* _MATERIAL_:
□ □ □

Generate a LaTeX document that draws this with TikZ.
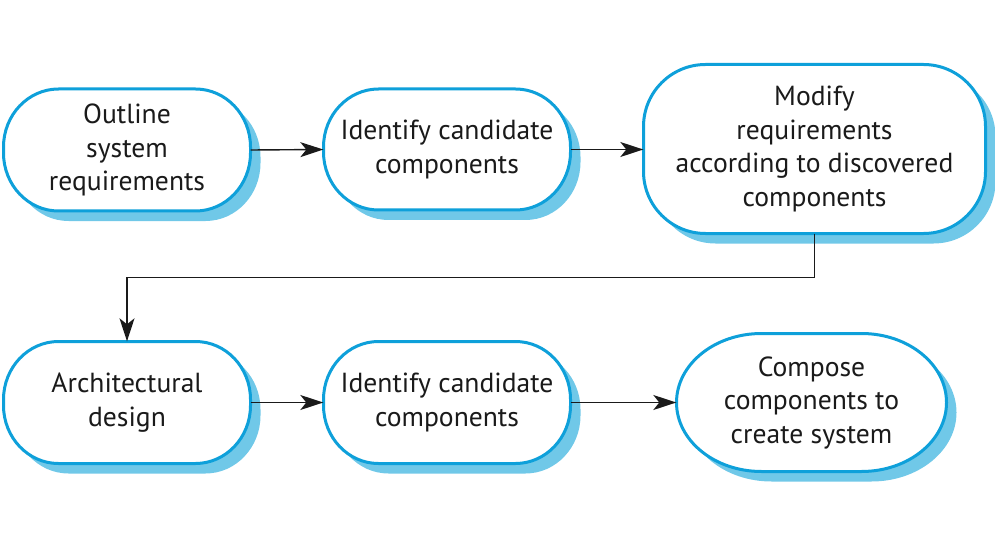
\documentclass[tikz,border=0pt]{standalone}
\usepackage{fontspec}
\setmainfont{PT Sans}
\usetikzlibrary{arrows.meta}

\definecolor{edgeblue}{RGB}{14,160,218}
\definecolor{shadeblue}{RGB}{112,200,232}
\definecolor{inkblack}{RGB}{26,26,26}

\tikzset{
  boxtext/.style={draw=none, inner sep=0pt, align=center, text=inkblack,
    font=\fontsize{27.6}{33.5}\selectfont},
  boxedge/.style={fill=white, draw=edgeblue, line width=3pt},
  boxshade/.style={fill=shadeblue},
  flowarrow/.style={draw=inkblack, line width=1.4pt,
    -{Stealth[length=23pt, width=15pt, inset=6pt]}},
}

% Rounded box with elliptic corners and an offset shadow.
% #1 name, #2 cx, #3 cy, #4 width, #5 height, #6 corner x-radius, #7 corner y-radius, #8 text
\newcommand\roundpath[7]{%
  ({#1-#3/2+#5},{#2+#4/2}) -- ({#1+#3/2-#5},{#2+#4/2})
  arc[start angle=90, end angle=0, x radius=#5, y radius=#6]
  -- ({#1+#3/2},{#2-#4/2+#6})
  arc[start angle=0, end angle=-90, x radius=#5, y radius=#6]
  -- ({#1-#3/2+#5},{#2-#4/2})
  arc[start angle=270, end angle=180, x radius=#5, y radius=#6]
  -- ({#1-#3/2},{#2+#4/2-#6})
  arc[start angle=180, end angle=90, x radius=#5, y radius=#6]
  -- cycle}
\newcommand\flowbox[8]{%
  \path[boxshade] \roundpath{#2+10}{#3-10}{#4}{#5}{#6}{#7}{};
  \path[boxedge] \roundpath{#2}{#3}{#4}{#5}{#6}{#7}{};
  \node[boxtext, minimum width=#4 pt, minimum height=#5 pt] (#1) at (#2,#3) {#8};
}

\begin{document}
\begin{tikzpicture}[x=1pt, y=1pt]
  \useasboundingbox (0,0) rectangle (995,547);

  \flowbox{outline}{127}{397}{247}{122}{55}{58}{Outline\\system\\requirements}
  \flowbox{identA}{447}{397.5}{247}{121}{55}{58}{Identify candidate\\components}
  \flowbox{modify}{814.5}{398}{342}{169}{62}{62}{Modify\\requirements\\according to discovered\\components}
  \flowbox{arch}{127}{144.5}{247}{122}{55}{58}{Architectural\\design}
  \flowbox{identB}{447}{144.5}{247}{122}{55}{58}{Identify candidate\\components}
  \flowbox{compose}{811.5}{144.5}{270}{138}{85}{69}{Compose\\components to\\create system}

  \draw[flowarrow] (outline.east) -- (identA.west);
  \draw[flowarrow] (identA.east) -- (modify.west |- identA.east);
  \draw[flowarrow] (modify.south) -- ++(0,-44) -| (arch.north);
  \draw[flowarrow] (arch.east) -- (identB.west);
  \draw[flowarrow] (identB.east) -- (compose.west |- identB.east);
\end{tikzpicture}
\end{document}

□ □ □

* _PROBLEM DESCRIPTION_: From the data above, show each line that contains "with".

* _TASK RESPONSE_:
Generate a LaTeX document that draws this with TikZ.
% Rounded box with elliptic corners and an offset shadow.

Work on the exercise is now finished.